* **AVAILABLE DATA**:
- - -

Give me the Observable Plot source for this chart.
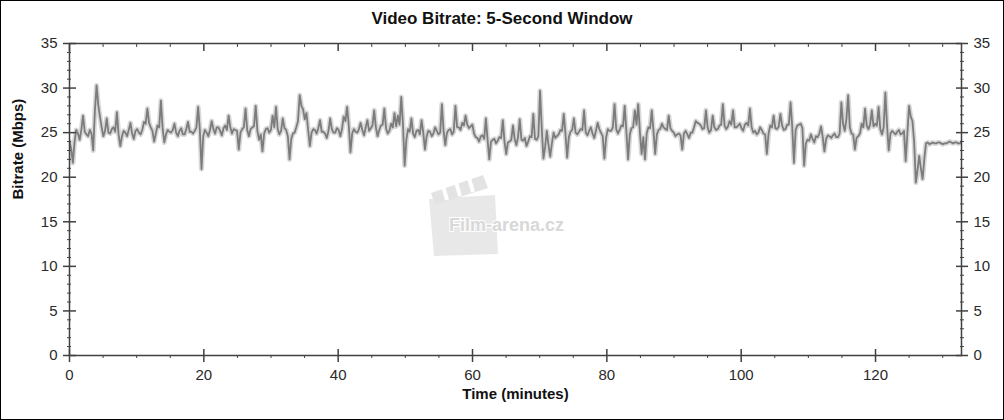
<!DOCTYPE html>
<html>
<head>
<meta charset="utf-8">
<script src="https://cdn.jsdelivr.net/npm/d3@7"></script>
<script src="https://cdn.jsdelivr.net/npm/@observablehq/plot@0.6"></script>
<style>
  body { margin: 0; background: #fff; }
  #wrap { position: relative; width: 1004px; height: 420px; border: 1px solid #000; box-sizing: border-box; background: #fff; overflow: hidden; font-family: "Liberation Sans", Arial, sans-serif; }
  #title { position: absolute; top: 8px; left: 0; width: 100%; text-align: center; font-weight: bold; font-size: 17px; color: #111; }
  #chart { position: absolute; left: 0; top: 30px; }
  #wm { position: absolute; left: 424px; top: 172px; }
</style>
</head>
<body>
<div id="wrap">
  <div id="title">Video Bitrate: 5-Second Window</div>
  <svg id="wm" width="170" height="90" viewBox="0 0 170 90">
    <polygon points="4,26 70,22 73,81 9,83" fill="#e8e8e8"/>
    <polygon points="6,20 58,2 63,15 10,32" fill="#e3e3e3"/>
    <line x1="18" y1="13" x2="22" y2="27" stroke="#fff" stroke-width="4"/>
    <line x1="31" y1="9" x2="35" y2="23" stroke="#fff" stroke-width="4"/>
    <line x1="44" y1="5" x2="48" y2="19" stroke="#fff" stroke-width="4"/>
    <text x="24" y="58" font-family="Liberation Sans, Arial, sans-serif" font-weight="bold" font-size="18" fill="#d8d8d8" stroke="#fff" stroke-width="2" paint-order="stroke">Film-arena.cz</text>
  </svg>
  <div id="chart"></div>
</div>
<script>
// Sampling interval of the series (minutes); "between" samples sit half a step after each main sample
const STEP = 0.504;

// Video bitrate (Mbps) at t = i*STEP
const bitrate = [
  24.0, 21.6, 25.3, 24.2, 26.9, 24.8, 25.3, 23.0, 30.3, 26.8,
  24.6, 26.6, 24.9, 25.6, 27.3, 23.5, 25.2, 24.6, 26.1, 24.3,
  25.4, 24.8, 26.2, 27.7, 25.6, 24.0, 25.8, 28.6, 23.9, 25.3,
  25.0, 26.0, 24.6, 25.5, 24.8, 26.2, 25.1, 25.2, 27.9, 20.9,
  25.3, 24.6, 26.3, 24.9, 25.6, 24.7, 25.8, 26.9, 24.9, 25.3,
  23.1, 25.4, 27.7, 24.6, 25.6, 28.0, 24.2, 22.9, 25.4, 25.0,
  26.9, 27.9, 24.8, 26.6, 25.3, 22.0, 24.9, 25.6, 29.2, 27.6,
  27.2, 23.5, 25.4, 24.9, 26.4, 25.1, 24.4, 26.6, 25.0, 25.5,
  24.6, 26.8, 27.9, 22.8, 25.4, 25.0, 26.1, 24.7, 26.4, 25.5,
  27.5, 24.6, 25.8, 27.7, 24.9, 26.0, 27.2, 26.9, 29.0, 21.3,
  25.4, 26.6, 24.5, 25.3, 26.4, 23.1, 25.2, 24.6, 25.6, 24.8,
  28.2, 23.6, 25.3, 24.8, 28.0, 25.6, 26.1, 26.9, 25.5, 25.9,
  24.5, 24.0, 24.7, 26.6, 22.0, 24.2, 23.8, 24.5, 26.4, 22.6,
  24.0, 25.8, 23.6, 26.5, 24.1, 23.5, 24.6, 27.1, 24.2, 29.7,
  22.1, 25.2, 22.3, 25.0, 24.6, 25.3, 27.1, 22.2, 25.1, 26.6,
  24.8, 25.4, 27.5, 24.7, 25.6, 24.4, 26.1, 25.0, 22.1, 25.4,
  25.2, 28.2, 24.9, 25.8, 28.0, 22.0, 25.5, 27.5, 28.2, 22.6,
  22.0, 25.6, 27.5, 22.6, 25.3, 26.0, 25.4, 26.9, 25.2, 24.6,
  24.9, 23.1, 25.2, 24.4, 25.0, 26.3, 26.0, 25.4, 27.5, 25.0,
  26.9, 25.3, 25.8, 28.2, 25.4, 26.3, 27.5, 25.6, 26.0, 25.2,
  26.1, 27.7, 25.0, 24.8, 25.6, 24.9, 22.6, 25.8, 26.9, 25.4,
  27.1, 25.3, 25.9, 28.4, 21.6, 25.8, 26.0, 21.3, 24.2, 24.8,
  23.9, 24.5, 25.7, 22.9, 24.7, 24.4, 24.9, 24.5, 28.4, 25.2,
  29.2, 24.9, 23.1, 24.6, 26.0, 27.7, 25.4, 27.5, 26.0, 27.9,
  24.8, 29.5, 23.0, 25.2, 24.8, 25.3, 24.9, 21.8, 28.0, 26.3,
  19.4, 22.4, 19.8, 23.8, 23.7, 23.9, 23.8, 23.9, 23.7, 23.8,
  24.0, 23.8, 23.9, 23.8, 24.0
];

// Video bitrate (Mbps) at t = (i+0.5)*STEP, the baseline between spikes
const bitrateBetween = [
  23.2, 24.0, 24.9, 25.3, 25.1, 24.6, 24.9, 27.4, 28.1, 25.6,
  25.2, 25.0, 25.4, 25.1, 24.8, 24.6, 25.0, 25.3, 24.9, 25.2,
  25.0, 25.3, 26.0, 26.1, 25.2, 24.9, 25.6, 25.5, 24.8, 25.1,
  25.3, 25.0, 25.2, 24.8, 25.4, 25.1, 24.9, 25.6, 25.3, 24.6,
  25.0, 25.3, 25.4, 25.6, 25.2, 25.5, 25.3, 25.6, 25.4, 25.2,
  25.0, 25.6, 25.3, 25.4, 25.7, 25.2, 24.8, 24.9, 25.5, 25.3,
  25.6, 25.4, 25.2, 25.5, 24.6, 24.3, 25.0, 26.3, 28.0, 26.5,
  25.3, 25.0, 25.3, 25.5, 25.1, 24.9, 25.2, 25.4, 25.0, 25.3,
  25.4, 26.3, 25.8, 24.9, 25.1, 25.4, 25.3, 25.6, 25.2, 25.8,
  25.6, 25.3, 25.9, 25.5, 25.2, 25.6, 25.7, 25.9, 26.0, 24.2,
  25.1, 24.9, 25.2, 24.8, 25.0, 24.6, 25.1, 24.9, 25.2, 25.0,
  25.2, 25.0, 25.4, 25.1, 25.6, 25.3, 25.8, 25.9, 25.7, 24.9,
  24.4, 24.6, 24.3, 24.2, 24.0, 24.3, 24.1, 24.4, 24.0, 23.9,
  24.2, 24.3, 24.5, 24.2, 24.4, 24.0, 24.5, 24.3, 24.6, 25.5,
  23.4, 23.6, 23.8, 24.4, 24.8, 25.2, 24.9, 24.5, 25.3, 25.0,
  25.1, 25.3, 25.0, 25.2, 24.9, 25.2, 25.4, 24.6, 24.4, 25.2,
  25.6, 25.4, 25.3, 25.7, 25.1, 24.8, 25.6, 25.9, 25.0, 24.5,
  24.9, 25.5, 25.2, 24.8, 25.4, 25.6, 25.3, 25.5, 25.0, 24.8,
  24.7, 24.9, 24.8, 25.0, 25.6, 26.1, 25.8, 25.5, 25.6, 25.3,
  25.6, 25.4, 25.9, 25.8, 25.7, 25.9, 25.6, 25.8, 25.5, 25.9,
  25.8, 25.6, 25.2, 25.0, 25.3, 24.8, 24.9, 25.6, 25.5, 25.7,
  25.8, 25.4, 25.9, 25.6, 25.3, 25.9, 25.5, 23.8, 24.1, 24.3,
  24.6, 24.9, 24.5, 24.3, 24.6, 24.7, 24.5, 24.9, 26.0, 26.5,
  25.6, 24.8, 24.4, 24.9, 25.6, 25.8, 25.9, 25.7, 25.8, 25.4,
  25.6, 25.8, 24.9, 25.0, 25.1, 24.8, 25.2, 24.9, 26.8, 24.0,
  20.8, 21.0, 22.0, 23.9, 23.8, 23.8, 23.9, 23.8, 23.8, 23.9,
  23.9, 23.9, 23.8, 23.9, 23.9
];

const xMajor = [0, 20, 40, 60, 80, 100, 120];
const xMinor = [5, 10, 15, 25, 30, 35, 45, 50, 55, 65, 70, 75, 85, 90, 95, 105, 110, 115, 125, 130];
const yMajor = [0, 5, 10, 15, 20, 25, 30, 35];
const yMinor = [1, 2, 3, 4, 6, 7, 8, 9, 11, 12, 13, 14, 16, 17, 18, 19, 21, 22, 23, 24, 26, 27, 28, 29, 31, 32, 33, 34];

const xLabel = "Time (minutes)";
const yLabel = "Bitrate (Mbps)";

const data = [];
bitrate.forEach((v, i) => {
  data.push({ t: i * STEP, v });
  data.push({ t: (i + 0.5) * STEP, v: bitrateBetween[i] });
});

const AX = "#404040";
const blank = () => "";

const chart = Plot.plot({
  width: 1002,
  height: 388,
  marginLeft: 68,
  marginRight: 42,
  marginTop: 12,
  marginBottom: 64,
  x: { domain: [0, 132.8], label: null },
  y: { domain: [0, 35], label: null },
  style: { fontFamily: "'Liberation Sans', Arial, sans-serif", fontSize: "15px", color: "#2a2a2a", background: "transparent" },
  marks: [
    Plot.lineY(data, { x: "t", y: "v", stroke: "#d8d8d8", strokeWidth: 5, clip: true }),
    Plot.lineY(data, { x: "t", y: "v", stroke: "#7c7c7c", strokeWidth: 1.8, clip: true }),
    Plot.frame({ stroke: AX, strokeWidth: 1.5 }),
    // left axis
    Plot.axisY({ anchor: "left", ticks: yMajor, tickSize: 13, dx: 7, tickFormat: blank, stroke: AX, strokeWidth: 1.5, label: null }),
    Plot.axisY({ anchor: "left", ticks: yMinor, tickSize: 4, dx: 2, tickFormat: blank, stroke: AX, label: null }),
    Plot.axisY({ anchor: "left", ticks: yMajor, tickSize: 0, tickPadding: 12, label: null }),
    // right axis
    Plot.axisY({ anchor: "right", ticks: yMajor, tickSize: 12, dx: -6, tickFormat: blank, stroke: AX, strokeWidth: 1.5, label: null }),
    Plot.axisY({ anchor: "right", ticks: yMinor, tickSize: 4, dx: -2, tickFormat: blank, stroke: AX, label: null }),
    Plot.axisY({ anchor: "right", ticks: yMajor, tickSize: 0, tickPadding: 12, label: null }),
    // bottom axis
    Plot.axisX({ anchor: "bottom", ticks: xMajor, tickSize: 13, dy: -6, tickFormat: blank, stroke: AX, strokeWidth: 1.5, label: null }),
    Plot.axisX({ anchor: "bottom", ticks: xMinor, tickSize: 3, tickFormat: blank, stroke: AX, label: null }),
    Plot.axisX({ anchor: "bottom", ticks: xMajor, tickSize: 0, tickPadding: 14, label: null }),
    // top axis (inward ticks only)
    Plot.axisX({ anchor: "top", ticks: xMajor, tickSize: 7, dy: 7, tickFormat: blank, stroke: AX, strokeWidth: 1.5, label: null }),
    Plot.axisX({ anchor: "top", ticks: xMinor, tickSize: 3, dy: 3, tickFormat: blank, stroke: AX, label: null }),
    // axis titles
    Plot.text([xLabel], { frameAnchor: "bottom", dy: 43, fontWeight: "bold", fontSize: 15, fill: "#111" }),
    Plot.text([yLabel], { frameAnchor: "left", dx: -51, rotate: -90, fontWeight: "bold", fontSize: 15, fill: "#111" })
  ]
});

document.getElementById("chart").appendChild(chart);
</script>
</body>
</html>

- - -

* **GOAL**: Scan the material above. Copy each line where "chart" occurs.

* **SOLVED PROBLEM**:
Give me the Observable Plot source for this chart.
  #chart { position: absolute; left: 0; top: 30px; }
  <div id="chart"></div>
const chart = Plot.plot({
document.getElementById("chart").appendChild(chart);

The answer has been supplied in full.